Plusieurs pays envisagent d’obliger les réseaux sociaux à se montrer plus efficaces dans la modération des contenus. | Jeff Chiu / AP

L’Allemagne menaçait les réseaux sociaux de légiférer depuis plusieurs mois : la première étape a désormais été franchie. Vendredi 30 juin, les parlementaires allemands ont voté une loi imposant à ces plateformes de supprimer certains contenus moins de vingt-quatre heures après leur signalement par les internautes. Le texte concerne les propos racistes ou antisémites, les incitations à la haine, la propagande terroriste, la pédopornographie mais aussi les fausses informations.

Les contrevenants s’exposent à une amende pouvant aller jusqu’à 50 millions d’euros. La loi prévoit aussi la possibilité de condamner la personne nommée responsable de ce sujet dans l’entreprise, jusqu’à 5 millions d’euros. Qui plus est, ces plateformes devront fournir, tous les six mois, un rapport sur le nombre de signalements reçus et la façon dont elles les ont traités.

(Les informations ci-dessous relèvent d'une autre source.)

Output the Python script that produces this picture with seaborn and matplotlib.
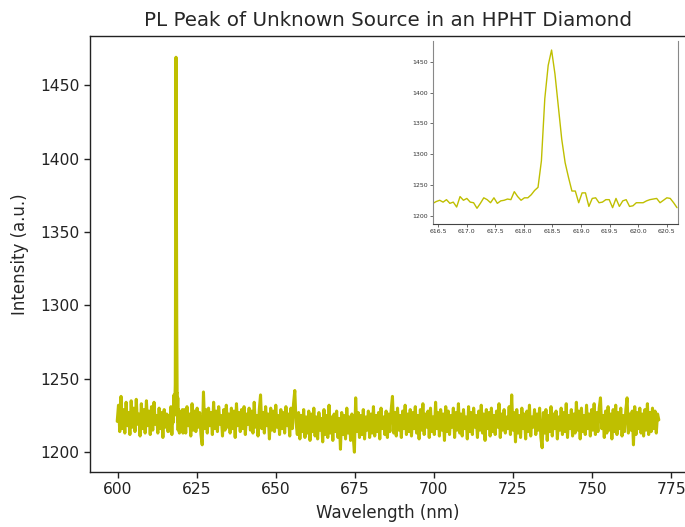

Cette loi doit encore être approuvée par la chambre haute du Parlement avant d’entrer en vigueur.

Inquiétudes pour la liberté d’expression

L’Allemagne, dont la loi condamne déjà fortement les appels à la haine, les menaces et la diffamation, a vu déferler ces derniers mois sur les réseaux sociaux des messages racistes et haineux liés au contexte migratoire et aux attentats. L’inquiétude a grandi après l’élection de Donald Trump à la Maison Blanche, qui a aussi fait émerger un débat sur l’influence des fausses informations, massivement partagées sur les réseaux sociaux. Une question qui inquiète l’Allemagne, à quelques mois des élections législatives de septembre.

Dans un communiqué, Facebook a estimé que la loi allemande, si elle entrait en vigueur, n’allait « pas améliorer » la situation, évoquant « une absence de consultation qui ne fait pas justice à l’importance du sujet ». « Nous continuerons à faire tout ce que nous pouvons », a affirmé l’entreprise, en rappelant qu’elle embauchait 3 000 personnes supplémentaires dans son équipe de modération, jusqu’ici composée de 4 500 personnes.

La question est complexe : si certaines associations de défense des minorités se réjouissent de cette loi, d’autres critiquent le fait que l’on délègue à des entreprises privées l’application de la censure, et redoutent une atteinte à la liberté d’expression. « Les menaces de mort et les insultes, l’incitation à la haine ou la négation de l’Holocauste ne font pas partie de la liberté d’expression, estime de son côté le ministre de la justice allemand, Heiko Maas, à l’origine de ce texte. Elles constituent au contraire une atteinte à la liberté d’opinion d’autrui. »

La première ministre britannique veut légiférer

D’autres pays envisagent, eux aussi, de légiférer. Theresa May, la première ministre britannique, a fait savoir qu’elle souhaitait que les géants du Web puissent être condamnés à de lourdes amendes s’ils ne supprimaient pas rapidement les contenus extrémistes.

Mais mercredi dernier, lors d’une conférence sur le terrorisme et les réseaux sociaux, le nouveau contrôleur indépendant de la législation antiterroriste, récemment nommé par le gouvernement britannique, également conseiller de la reine, a fermement critiqué cette idée :

« Je ne vois pas en quoi cela pourrait aider que notre Parlement criminalise les responsables des entreprises tech qui “n’en font pas assez”. Quelle est la sanction appropriée ? Nous ne vivons pas en Chine, où l’Internet peut tout simplement être coupé chez des millions de personnes si le gouvernement le décide. Notre société démocratique ne peut pas être traitée de cette manière. »

Dans des propos rapportés par le Times, Max Hill craint aussi que ce type de législation agace les géants du Web et les éloigne des autorités, alors même que leur coopération sur ces sujets lui paraît indispensable. Il redoute également que les contenus problématiques finissent par être publiés sur d’autres réseaux plus obscurs, compliquant le travail des services de renseignement et des enquêteurs.